◆ **Working data**:
----------

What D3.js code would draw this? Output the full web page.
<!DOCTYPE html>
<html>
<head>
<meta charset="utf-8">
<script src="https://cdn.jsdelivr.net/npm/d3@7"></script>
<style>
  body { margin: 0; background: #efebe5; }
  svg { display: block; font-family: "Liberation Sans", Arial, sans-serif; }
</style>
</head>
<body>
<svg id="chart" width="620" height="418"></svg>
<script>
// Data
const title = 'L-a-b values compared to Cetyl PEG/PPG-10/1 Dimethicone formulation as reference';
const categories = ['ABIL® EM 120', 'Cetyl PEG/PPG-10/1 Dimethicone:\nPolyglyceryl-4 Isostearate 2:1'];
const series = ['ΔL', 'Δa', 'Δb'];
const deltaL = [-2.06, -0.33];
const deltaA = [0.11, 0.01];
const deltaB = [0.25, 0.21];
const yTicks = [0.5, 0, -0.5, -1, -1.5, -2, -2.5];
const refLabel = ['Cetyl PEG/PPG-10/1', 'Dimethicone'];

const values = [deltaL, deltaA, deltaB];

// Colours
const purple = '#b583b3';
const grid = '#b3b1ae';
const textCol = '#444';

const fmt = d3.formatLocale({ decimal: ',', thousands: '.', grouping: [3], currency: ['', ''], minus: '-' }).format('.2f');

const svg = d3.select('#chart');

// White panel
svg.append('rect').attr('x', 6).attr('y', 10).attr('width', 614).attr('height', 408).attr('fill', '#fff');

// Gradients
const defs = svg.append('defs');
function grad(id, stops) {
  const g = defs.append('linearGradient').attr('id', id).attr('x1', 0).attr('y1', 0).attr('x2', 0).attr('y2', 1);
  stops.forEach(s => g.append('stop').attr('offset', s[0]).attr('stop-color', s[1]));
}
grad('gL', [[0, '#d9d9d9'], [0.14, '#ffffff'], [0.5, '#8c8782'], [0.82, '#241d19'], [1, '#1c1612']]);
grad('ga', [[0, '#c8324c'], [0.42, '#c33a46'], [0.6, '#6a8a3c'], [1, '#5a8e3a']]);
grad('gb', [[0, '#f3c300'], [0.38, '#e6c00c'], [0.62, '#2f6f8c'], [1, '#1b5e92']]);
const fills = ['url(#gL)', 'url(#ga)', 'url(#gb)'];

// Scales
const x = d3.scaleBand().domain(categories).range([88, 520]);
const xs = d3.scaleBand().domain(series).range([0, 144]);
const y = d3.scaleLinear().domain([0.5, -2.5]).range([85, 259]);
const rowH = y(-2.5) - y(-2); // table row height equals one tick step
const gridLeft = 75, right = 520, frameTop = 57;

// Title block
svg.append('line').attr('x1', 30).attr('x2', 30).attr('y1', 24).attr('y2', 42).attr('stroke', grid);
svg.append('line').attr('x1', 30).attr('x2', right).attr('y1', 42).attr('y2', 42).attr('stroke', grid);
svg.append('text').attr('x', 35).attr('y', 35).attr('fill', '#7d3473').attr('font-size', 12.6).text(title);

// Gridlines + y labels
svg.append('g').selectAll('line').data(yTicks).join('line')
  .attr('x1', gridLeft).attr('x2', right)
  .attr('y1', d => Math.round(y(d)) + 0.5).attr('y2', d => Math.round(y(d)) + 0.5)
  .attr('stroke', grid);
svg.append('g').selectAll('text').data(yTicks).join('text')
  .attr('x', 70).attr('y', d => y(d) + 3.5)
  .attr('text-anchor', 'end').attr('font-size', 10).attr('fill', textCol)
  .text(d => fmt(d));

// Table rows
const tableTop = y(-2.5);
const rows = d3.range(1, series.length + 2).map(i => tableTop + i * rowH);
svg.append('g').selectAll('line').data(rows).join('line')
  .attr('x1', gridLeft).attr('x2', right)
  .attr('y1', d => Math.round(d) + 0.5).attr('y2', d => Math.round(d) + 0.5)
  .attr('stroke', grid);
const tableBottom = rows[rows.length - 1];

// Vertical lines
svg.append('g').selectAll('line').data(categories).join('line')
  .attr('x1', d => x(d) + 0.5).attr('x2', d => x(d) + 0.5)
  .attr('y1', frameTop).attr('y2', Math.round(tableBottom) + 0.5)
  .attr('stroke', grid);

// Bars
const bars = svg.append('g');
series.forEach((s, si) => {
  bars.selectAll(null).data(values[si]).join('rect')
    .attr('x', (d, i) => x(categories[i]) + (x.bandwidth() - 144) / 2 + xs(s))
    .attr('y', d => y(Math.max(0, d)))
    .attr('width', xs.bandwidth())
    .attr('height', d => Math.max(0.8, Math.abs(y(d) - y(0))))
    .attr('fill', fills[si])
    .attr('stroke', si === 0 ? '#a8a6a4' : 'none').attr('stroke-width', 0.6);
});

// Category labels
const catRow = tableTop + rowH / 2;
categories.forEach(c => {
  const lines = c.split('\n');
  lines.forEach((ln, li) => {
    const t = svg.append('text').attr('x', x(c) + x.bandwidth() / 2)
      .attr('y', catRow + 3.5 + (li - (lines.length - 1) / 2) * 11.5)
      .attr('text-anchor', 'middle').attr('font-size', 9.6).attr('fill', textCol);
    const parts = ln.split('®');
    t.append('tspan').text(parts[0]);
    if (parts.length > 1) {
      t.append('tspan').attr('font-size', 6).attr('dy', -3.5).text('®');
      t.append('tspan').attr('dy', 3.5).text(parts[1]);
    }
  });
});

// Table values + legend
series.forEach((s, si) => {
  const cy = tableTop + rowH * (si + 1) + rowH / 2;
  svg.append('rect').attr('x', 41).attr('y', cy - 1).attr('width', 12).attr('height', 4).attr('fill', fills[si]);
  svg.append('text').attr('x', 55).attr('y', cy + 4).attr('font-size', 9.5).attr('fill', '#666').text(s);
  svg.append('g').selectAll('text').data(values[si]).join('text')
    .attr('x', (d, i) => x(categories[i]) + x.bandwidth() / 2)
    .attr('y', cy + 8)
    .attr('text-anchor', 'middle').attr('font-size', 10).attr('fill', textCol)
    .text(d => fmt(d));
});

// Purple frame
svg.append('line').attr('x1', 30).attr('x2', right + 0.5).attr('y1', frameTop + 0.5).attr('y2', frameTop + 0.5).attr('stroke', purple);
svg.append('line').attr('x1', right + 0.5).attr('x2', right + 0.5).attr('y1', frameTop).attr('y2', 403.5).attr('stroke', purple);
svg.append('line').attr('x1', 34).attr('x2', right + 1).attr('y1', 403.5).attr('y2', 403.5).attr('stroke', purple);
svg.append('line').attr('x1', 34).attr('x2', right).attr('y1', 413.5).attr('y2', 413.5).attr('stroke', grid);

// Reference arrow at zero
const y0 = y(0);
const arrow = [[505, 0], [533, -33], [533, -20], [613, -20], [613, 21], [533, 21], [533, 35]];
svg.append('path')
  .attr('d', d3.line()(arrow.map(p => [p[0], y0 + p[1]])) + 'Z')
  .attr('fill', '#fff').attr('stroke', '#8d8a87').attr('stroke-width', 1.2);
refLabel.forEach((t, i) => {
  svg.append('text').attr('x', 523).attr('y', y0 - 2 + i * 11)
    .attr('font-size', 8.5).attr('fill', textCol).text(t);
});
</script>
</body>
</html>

----------

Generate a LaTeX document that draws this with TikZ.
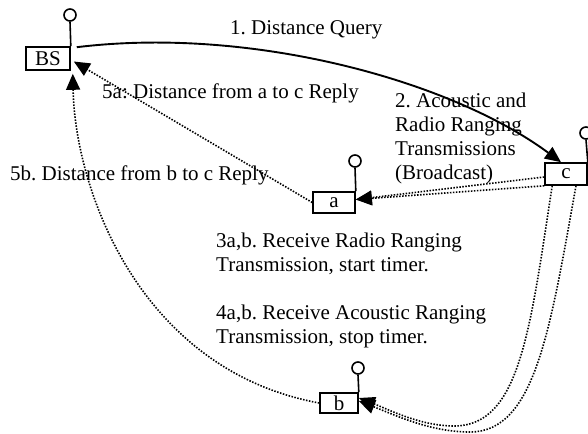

----------

◆ **Required task**: Extract from the listing above the lines between the line containing "What D3.js code" and the line containing "614).attr('height', 408).attr('fill', '#fff');", keeping both of those lines. Output nothing else.

◆ **Task answer**:
What D3.js code would draw this? Output the full web page.
<!DOCTYPE html>
<html>
<head>
<meta charset="utf-8">
<script src="https://cdn.jsdelivr.net/npm/d3@7"></script>
<style>
  body { margin: 0; background: #efebe5; }
  svg { display: block; font-family: "Liberation Sans", Arial, sans-serif; }
</style>
</head>
<body>
<svg id="chart" width="620" height="418"></svg>
<script>
// Data
const title = 'L-a-b values compared to Cetyl PEG/PPG-10/1 Dimethicone formulation as reference';
const categories = ['ABIL® EM 120', 'Cetyl PEG/PPG-10/1 Dimethicone:\nPolyglyceryl-4 Isostearate 2:1'];
const series = ['ΔL', 'Δa', 'Δb'];
const deltaL = [-2.06, -0.33];
const deltaA = [0.11, 0.01];
const deltaB = [0.25, 0.21];
const yTicks = [0.5, 0, -0.5, -1, -1.5, -2, -2.5];
const refLabel = ['Cetyl PEG/PPG-10/1', 'Dimethicone'];

const values = [deltaL, deltaA, deltaB];

// Colours
const purple = '#b583b3';
const grid = '#b3b1ae';
const textCol = '#444';

const fmt = d3.formatLocale({ decimal: ',', thousands: '.', grouping: [3], currency: ['', ''], minus: '-' }).format('.2f');

const svg = d3.select('#chart');

// White panel
svg.append('rect').attr('x', 6).attr('y', 10).attr('width', 614).attr('height', 408).attr('fill', '#fff');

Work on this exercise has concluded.